Australian businesses should also consider mode-specific needs. Road freight visibility may focus on route reliability and delivery scans. Rail visibility may focus on terminal milestones and linehaul schedules. Sea freight visibility may focus on vessel status, customs, and port availability. Air freight visibility may focus on cut-offs and urgent cargo handling. 

The strongest approach combines technology, people, and freight expertise. Visibility is not just software. It is a disciplined way of managing freight across every handover. 

Conclusion 

End-to-end supply chain visibility has become a competitive advantage because it gives Australian businesses the information needed to act earlier, plan better, and communicate with confidence.
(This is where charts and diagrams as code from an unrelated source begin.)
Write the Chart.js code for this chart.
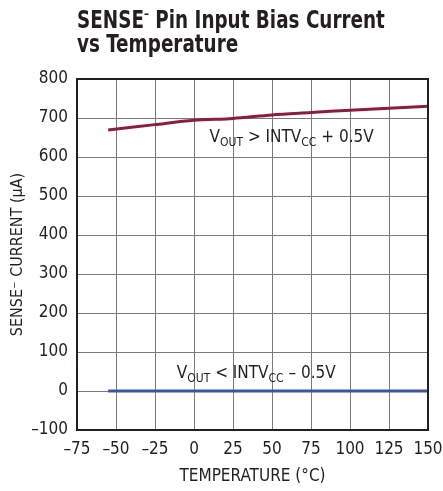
<!DOCTYPE html>
<html>
<head>
<meta charset="utf-8">
<script src="https://cdn.jsdelivr.net/npm/chart.js@4"></script>
<style>
  html, body { margin: 0; padding: 0; background: #fff; }
  #wrap { position: relative; width: 443px; height: 491px; }
  #title {
    position: absolute; left: 77px; top: 8px;
    font-family: "DejaVu Sans Condensed", "DejaVu Sans", sans-serif;
    font-weight: bold; font-size: 24px; line-height: 24px; color: #231f20;
    white-space: nowrap; transform-origin: 0 0;
  }
  canvas { position: absolute; left: 0; top: 0; }
</style>
</head>
<body>
<div id="wrap">
  <canvas id="c" width="443" height="491"></canvas>
  <div id="title">SENSE<span style="font-size:13px;vertical-align:10px;line-height:0">–</span> Pin Input Bias Current<br>vs Temperature</div>
</div>
<script>
var FONT = '"DejaVu Sans Condensed", "DejaVu Sans", sans-serif';

var temps = [-55, -25, 0, 25, 50, 75, 100, 125, 150];
var highCurrent = [669, 683, 694, 699, 708, 714, 720, 725, 730];
var lowCurrent = [0, 0, 0, 0, 0, 0, 0, 0, 0];
var xTicks = [-75, -50, -25, 0, 25, 50, 75, 100, 125, 150];
var yTicks = [-100, 0, 100, 200, 300, 400, 500, 600, 700, 800];

// squeeze the title to the condensed width of the original
var t = document.getElementById('title');
t.style.transform = 'scaleX(' + (308 / t.offsetWidth) + ')';

function pts(xs, ys) {
    return xs.map(function (x, i) { return { x: x, y: ys[i] }; });
}

// text with subscripts: [text, isSub]
function drawRich(ctx, parts, x, y) {
    parts.forEach(function (p) {
        ctx.font = (p[1] ? '12px ' : '17px ') + FONT;
        ctx.fillText(p[0], x, y + (p[1] ? 4 : 0));
        x += ctx.measureText(p[0]).width;
    });
}

var labelsPlugin = {
    id: 'labels',
    afterDatasetsDraw: function (chart) {
        var ctx = chart.ctx, xs = chart.scales.x, ys = chart.scales.y, a = chart.chartArea;
        ctx.save();
        ctx.strokeStyle = '#231f20';
        ctx.lineWidth = 2;
        ctx.strokeRect(a.left, a.top, a.right - a.left, a.bottom - a.top);
        ctx.fillStyle = '#231f20';
        ctx.textBaseline = 'alphabetic';
        ctx.textAlign = 'left';
        drawRich(ctx, [['V', 0], ['OUT', 1], [' > INTV', 0], ['CC', 1], [' + 0.5V', 0]],
            xs.getPixelForValue(10), ys.getPixelForValue(638));
        drawRich(ctx, [['V', 0], ['OUT', 1], [' < INTV', 0], ['CC', 1], [' \u2013 0.5V', 0]],
            xs.getPixelForValue(-11), ys.getPixelForValue(33));
        ctx.restore();
    }
};

new Chart(document.getElementById('c'), {
    type: 'line',
    data: {
        datasets: [
            { data: pts(temps, highCurrent), borderColor: '#8c1d40', borderWidth: 3, pointRadius: 0, tension: 0.3 },
            { data: pts(temps, lowCurrent), borderColor: '#3c55a0', borderWidth: 3, pointRadius: 0 }
        ]
    },
    options: {
        responsive: false,
        animation: false,
        layout: { padding: { top: 79, right: 15, left: 0, bottom: 0 } },
        plugins: { legend: { display: false }, tooltip: { enabled: false } },
        scales: {
            x: {
                type: 'linear', min: -75, max: 150,
                afterBuildTicks: function (s) { s.ticks = xTicks.map(function (v) { return { value: v }; }); },
                afterFit: function (s) { s.height = 61; s.paddingRight = 0; },
                grid: { color: '#7a7a7a', lineWidth: 1, drawTicks: false },
                border: { display: false },
                ticks: {
                    color: '#231f20', font: { family: FONT, size: 17 }, padding: 9, maxRotation: 0,
                    callback: function (v) { return String(v).replace('-', '\u2013'); }
                },
                title: { display: true, text: 'TEMPERATURE (°C)', color: '#231f20', font: { family: FONT, size: 17 }, padding: { top: 3 } }
            },
            y: {
                min: -100, max: 800,
                afterBuildTicks: function (s) { s.ticks = yTicks.map(function (v) { return { value: v }; }); },
                afterFit: function (s) { s.width = 77; },
                grid: { color: '#7a7a7a', lineWidth: 1, drawTicks: false },
                border: { display: false },
                ticks: {
                    color: '#231f20', font: { family: FONT, size: 17 }, padding: 9,
                    callback: function (v) { return String(v).replace('-', '\u2013'); }
                },
                title: { display: true, text: 'SENSE\u207B CURRENT (\u03BCA)', color: '#231f20', font: { family: FONT, size: 16 }, padding: { top: 8, bottom: 0 } }
            }
        }
    },
    plugins: [labelsPlugin]
});
</script>
</body>
</html>
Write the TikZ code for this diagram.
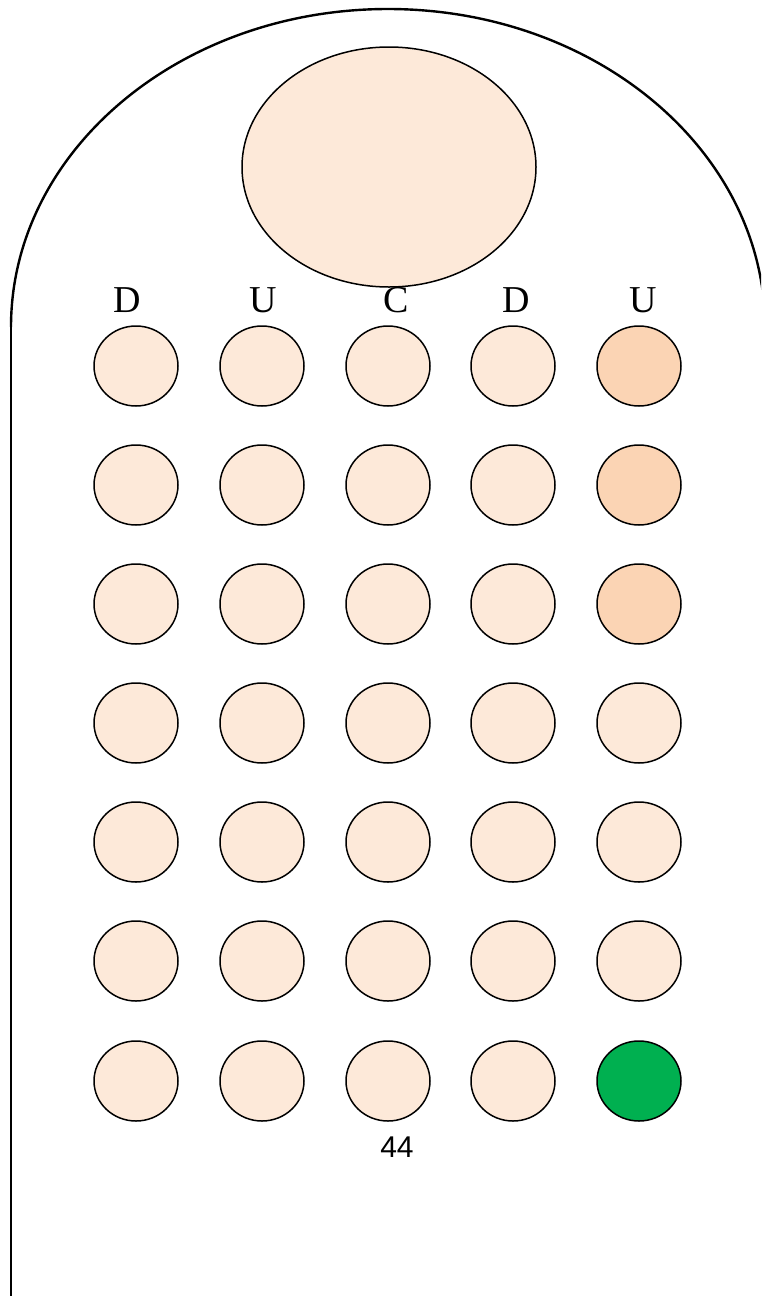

In a freight environment shaped by long distances, multimodal movements, disruptions, and rising customer expectations, visibility is central to supply chain optimisation.  

It connects road, rail, air, and sea freight data with warehouse, inventory, supplier, and customer information. The result is not just better tracking, but better control. For business owners, the real value is practical: fewer surprises, smarter decisions, stronger service reliability, and a supply chain that can respond faster when conditions change. 

FAQs 

What is end-to-end supply chain visibility? 

End-to-end supply chain visibility is the ability to track goods, information, inventory, freight movements, and operational events from supplier to final delivery. It helps businesses manage the full supply chain instead of isolated transport legs. 

Why is freight visibility important for Australian businesses? 

Freight visibility is important in Australia because goods often move across long distances and multiple modes, including road, rail, air, and sea. Better visibility helps reduce delays, improve planning, and strengthen customer communication. 

How does end-to-end visibility support supply chain optimisation? 

It supports supply chain optimisation by connecting freight, inventory, warehouse, and supplier data. This helps businesses identify bottlenecks, reduce manual work, improve ETA accuracy, and make better cost and service decisions.